Неровные (сделанные, видимо, наспех) прорези для глаз несколько портили общее впечатление.
— Добрый вечер, — проговорил фантом на английском. Голос глухой, неприятно гундосый — будто от сильной простуды.
— Добрая полночь, — поправил Грижас. На русском. Из принципа. И, развлекаясь, добавил: — Милорд.
Двуязычная речь побудила к действию (в этих стенах, пожалуй, впервые) автоматику экспресс-переводчика. Было слышно, как лингверсор, шурша и вибрируя, в панике подбирал для голоса визитера адекватную матрицу простудно-гундосого тона. Деликатный фантом (явно вразрез с обычаями нагловатых призраков англосаксонской замковой популяции) бормотал извинения:
— Прошу простить великодушно. В столь поздний час…
И в этот момент зазвучал имитатор часового боя: «Бам… бам… бам…» Полночь. Грижас с удовольствием ощутил себя в атмосфере милого домашнего телеспектакля.

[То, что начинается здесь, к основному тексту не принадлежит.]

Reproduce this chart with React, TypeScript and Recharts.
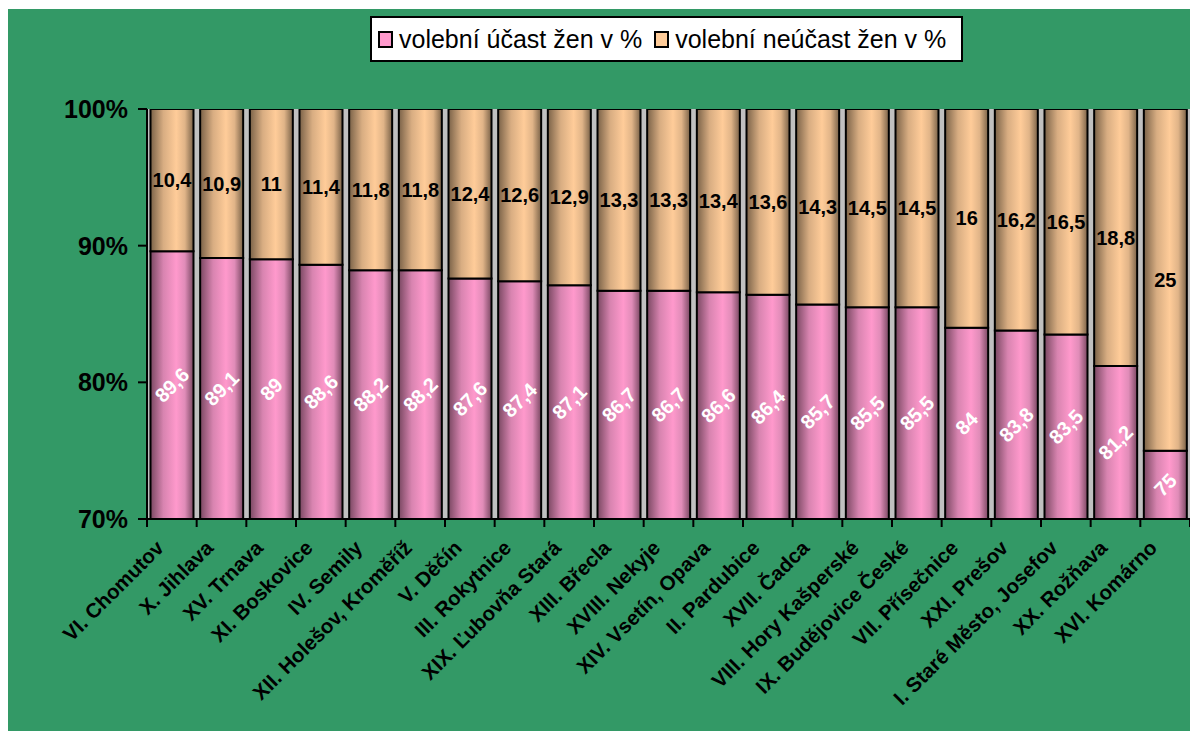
import {
  BarChart,
  Bar,
  XAxis,
  YAxis,
  CartesianGrid,
  Legend,
  LabelList,
} from "recharts";

const okrsky = [
  "VI. Chomutov",
  "X. Jihlava",
  "XV. Trnava",
  "XI. Boskovice",
  "IV. Semily",
  "XII. Holešov, Kroměříž",
  "V. Děčín",
  "III. Rokytnice",
  "XIX. Ľubovňa Stará",
  "XIII. Břecla",
  "XVIII. Nekyje",
  "XIV. Vsetín, Opava",
  "II. Pardubice",
  "XVII. Čadca",
  "VIII. Hory Kašperské",
  "IX. Budějovice České",
  "VII. Přísečnice",
  "XXI. Prešov",
  "I. Staré Město, Josefov",
  "XX. Rožňava",
  "XVI. Komárno",
];

const ucast = [
  89.6, 89.1, 89, 88.6, 88.2, 88.2, 87.6, 87.4, 87.1, 86.7, 86.7, 86.6, 86.4,
  85.7, 85.5, 85.5, 84, 83.8, 83.5, 81.2, 75,
];

const neucast = [
  10.4, 10.9, 11, 11.4, 11.8, 11.8, 12.4, 12.6, 12.9, 13.3, 13.3, 13.4, 13.6,
  14.3, 14.5, 14.5, 16, 16.2, 16.5, 18.8, 25,
];

const yTicks = [70, 80, 90, 100];

const data = okrsky.map((name, i) => ({
  name,
  ucast: ucast[i],
  neucast: neucast[i],
}));

const W = 1190;
const H = 722;
const PLOT_LEFT = 139;
const PLOT_RIGHT = 8;
const PLOT_TOP = 100;
const LEGEND_H = 46;
const X_AXIS_H = 212;
const BAND = (W - PLOT_LEFT - PLOT_RIGHT) / okrsky.length;
const FONT = "'Liberation Sans', Arial, sans-serif";

const fmt = (v: number) => String(v).replace(".", ",");

function XTick(props: any) {
  const { x, y, payload, index } = props;
  const isLast = index === okrsky.length - 1;
  return (
    <g>
      <line x1={x - BAND / 2} y1={y - 8} x2={x - BAND / 2} y2={y} stroke="#000" strokeWidth={2} />
      {isLast && (
        <line x1={x + BAND / 2} y1={y - 8} x2={x + BAND / 2} y2={y} stroke="#000" strokeWidth={2} />
      )}
      <g transform={`translate(${x - 17},${y + 12}) rotate(-45)`}>
        <text
          x={0}
          y={0}
          dy="0.7em"
          textAnchor="end"
          fontFamily={FONT}
          fontWeight="bold"
          fontSize={20.5}
          fill="#000"
        >
          {payload.value}
        </text>
      </g>
    </g>
  );
}

function PinkLabel(props: any) {
  const { x, y, width, height, value } = props;
  const cx = x + width / 2;
  const cy = y + height / 2;
  return (
    <text
      x={cx}
      y={cy}
      textAnchor="middle"
      dominantBaseline="central"
      transform={`rotate(-45, ${cx}, ${cy})`}
      fontFamily={FONT}
      fontWeight="bold"
      fontSize={20}
      fill="#fff"
    >
      {fmt(value)}
    </text>
  );
}

function LegendBox() {
  const item = (color: string, label: string) => (
    <span style={{ display: "inline-flex", alignItems: "center", marginRight: 12 }}>
      <span
        style={{
          display: "inline-block",
          width: 11,
          height: 13,
          background: color,
          border: "2px solid #000",
          marginRight: 6,
        }}
      />
      {label}
    </span>
  );
  return (
    <div
      style={{
        background: "#fff",
        border: "2px solid #000",
        height: LEGEND_H - 4,
        boxSizing: "content-box",
        display: "flex",
        alignItems: "center",
        paddingLeft: 6,
        fontFamily: FONT,
        fontSize: 25,
        color: "#000",
        whiteSpace: "nowrap",
      }}
    >
      {item("#FF99CC", "volební účast žen v %")}
      {item("#FFCC99", "volební neúčast žen v %")}
    </div>
  );
}

export default function App() {
  return (
    <div style={{ width: W, height: H, marginTop: 1, background: "#339966" }}>
      <BarChart
        width={W}
        height={H}
        data={data}
        margin={{ top: PLOT_TOP - LEGEND_H, right: PLOT_RIGHT, left: 0, bottom: 0 }}
        barCategoryGap={3.5}
      >
        <defs>
          <linearGradient id="pinkGrad" x1="0" y1="0" x2="1" y2="0">
            <stop offset="0" stopColor="#7a4862" />
            <stop offset="0.3" stopColor="#d884b0" />
            <stop offset="0.6" stopColor="#FF99CC" />
            <stop offset="0.8" stopColor="#e08cb8" />
            <stop offset="1" stopColor="#7a4862" />
          </linearGradient>
          <linearGradient id="tanGrad" x1="0" y1="0" x2="1" y2="0">
            <stop offset="0" stopColor="#7a6248" />
            <stop offset="0.3" stopColor="#d8ad82" />
            <stop offset="0.6" stopColor="#FFCC99" />
            <stop offset="0.8" stopColor="#e0b488" />
            <stop offset="1" stopColor="#7a6248" />
          </linearGradient>
        </defs>
        <CartesianGrid fill="#C0C0C0" horizontal={false} vertical={false} />
        <XAxis
          dataKey="name"
          interval={0}
          height={X_AXIS_H}
          tickLine={false}
          axisLine={{ stroke: "#000", strokeWidth: 2 }}
          tick={<XTick />}
        />
        <YAxis
          width={PLOT_LEFT}
          domain={[70, 100]}
          allowDataOverflow
          ticks={yTicks}
          tickFormatter={(v: number) => `${v}%`}
          axisLine={{ stroke: "#000", strokeWidth: 2 }}
          tickLine={{ stroke: "#000", strokeWidth: 2 }}
          tickSize={9}
          tickMargin={10}
          tick={{ fill: "#000", fontFamily: FONT, fontWeight: "bold", fontSize: 25 }}
        />
        <Legend
          verticalAlign="top"
          align="left"
          wrapperStyle={{ top: 7, left: 362, width: 593 }}
          content={() => <LegendBox />}
        />
        <Bar
          dataKey="ucast"
          stackId="a"
          fill="url(#pinkGrad)"
          stroke="#000"
          strokeWidth={2}
          isAnimationActive={false}
        >
          <LabelList dataKey="ucast" content={<PinkLabel />} />
        </Bar>
        <Bar
          dataKey="neucast"
          stackId="a"
          fill="url(#tanGrad)"
          stroke="#000"
          strokeWidth={2}
          isAnimationActive={false}
        >
          <LabelList
            dataKey="neucast"
            position="center"
            formatter={(v: any) => fmt(v)}
            fill="#000"
            fontFamily={FONT}
            fontWeight="bold"
            fontSize={20}
          />
        </Bar>
      </BarChart>
    </div>
  );
}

— Ничего, — сказал он. — Возникли вы даже чуть раньше срока, традиционного для некротических таинств. Приветствую вас в моем… гм… на моей охотничьей вилле. Садитесь. Присядьте там… э-э… у себя в преисподней.
— Спасибо, я постою. Поверьте, я чувствую неловкость…
— Пустое, сударь, пустое! — Беспечным взмахом руки Грижас поторопился смягчить ситуацию. — Меня как медика больше волнует ваш носоглоточный дефект. Надеюсь, не простудного характера?
— Нет, к медицине это не имеет касательства. Зажатый пальцами нос — вот и все.
— Баба с возу — кобыле легче. — Прощупав взглядом белую фигуру гостя, Грижас спросил: — Балахон, сооруженный вами из постельного белья, и все другое наводят на мысль, что вопросы типа «с кем имею честь?» бесполезны, не так ли?
— Сожалею, но пусть мое имя останется в тайне. И пусть мой английский вас не смущает. Я вынужден камуфлировать свою речь неродным языком. Не надо, чтобы вы опознали мой голос.
Тройная мера предосторожности: искаженный «простудой» неродной язык в сочетании с переводом. Остроумно. Однако не слишком ли много для телеспектакля домашней режиссуры?..
Заинтригованный Грижас чувствовал: визитер до конца намерен упорствовать в этой игре. Тем любопытнее было бы попытаться его опознать. Полночный курьер потустороннего мира стоял спокойно и прямо — двухметровым белым столбом. Чей рост? Леонида Хабарова? Дениса Лапина? Егора Бакланова? Михайленко? Круглова?.. Здесь почти все такого же роста. По крайней мере более половины. На редкость рослый народ. Упрямый вдобавок. И с пресловутой сибирской амбицией. Сибирь — это, конечно, пуп Земли. Если не пуп Вселенной.
— Занятно, сударь, занятно… А если мне все же удастся вас опознать?
— Надеюсь, что нет. Сохраняя инкогнито, я оберегаю ваше спокойствие.
— Грижас не сдержал улыбки; гость добавил: — Не надо, чтобы наш мимолетный контакт обернулся для вас чем-то вроде серьезного происшествия детективного свойства…
В словах визитера Грижас уловил намек. Суть намека осталась, правда, в тени, но почему-то вспомнилась загадочная, восьмилетней давности история с «чужаком» на борту «Лунной радуги». Нет-нет да и вылезет эта колючка-воспоминание — ни к месту, ни ко времени. Бесполезная как прошлогодний снег. Вылезет и кольнет в старую ранку неутоленного любопытства… — дьявол бы заарканил эту историю со всеми ее потрохами!
— Если у вас ко мне дело, милорд, дальновиднее было бы появиться с открытым забралом.
— Не уверен. — Визитер переступил с ноги на ногу, и складки экстравагантного одеяния колыхнулись. — Прошу и более того — рекомендую принять мою маскировку как должное. Тем самым вы избавляете себя от ненужного перерасхода интеллектуальной энергии, а меня от вполне вероятного выговора по служебной линии.
Это был деликатный, но достаточно откровенный нажим.